OK, it was against Belize.
Belize, whose current FIFA rank of 130 is only two places below its all-time high of 128, achieved earlier this year. Its most capped player of all time, Elroy Smith, currently plays in the Honduran league. Its top-scorer, Deon McCaulay, plays in the Belizean league. The national team only played its first match in 1995.
The United States, in all its wealth and splendor, was hosting little Belize. So what? A hat-trick in 45 minutes is a breathtaking achievement regardless of one's opponent.
Chris Wondolowski, who achieved this feat, is no Radamel Falcao. This is not a player who has had a long, prolific run with his national team, reliably scoring goals in all competitions and with different managers.
"Wondo" is the exact opposite.
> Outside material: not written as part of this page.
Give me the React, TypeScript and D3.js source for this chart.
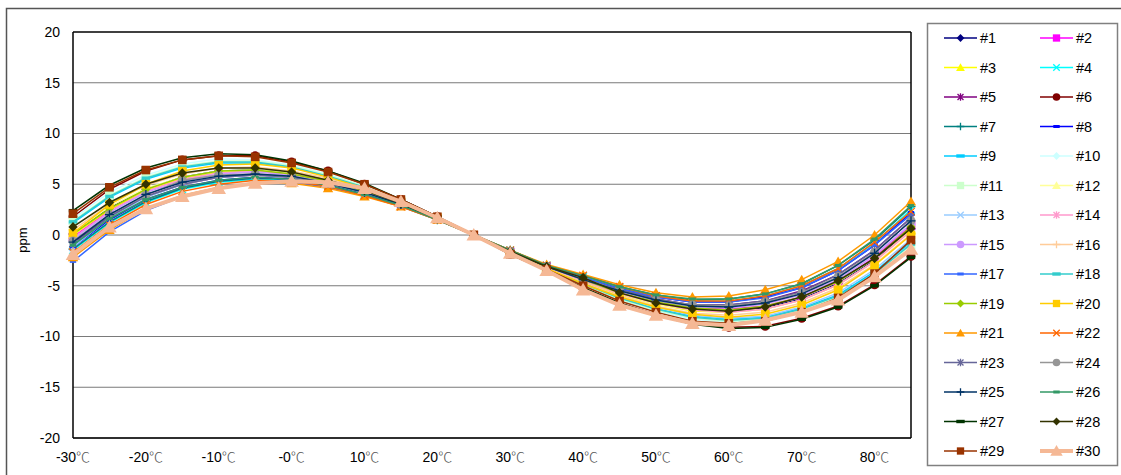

Despite a fruitful stint with the San Jose Earthquakes during the last couple seasons, he has only accrued 11 caps with the U.S. Men's National Team, beginning at the wizened age of 28.
American footballers are sometimes stunted in their growth due to the unfortunate nature of the high school and college football system, which robs young players of elite competition during their most formative years. But even by the standard of his country, Wondolowski is an extremely late bloomer.
After his first nine caps, he looked to be a gamble that was not going to produce any sort of return.
Zero goals and little impact off the ball suggested that Wondolowski was a thoroughly average footballer whose limited talents were magnified by the mediocrity of his own league.
Recent evidence suggests a turnaround.
After finally scoring his first international goal on July 5 against Guatemala, Wondolowski repaid Jurgen Klinsmann's trust by delivering three goals during the first 45 minutes of play against Belize.
His prolific spurt seemed to emerge from nothing. One must ask, then: What can the U.S. do in the future to capitalize on Wondolowski's sudden discovery of form?
Before becoming too titillated, however, it is wise to remember that this is a 30-year-old player, and his effectiveness beyond next year's World Cup will be limited. Plus, at his age, he is very unlikely to develop into a much more capable footballer than he already is.
Still, striker has been a perilously unstable position for the Yanks in recent years, which has severely retarded the team's attacking development under Jurgen Klinsmann.
The German can profess all the technical philosophy that he pleases and boast creators such as Landon Donovan and Clint Dempsey, but the squad suffers greatly when there is no focal point up front.
Klinsmann has tried numerous options at striker, and none has been particularly effective.
Herculez Gomez is one of the most thoroughly unremarkable strikers one will ever see, lacking either the stature or the technical flair to lead the line for the U.S.
There is certainly precedent for late bloomers etching a name for themselves on the international stage, though such surprise entries are rare.
Spain's Marcos Senna, for example, earned his first cap at the age of 30 and was 32 when he became one of La Roja's most important players at Euro 2008. His time in the global spotlight was limited, but he definitely made the most of every single photon while they were available.
Unfortunately for Wondolowski, his purple patch might be arriving at an unfortunate time. If Altidore excels in the Premier League with Sunderland, it will be nearly impossible to leave him out of the national squad. His four-goal month of June has already made it very difficult.
But if Wondolowski can prove that he is peaking at the right time, he, like Senna before, can be an extremely valuable player during one major tournament. The World Cup is only a year away, so now is the time for him to put in those extra hours in training.
Sure, it was just Belize. But, depending on how he plays in his next couple caps, Wondolowski's remarkable first-half hat-trick could be the beginning of a magical little run.
Perhaps the starting spot is not quite so far out of his grasp as one might have thought just a few days ago.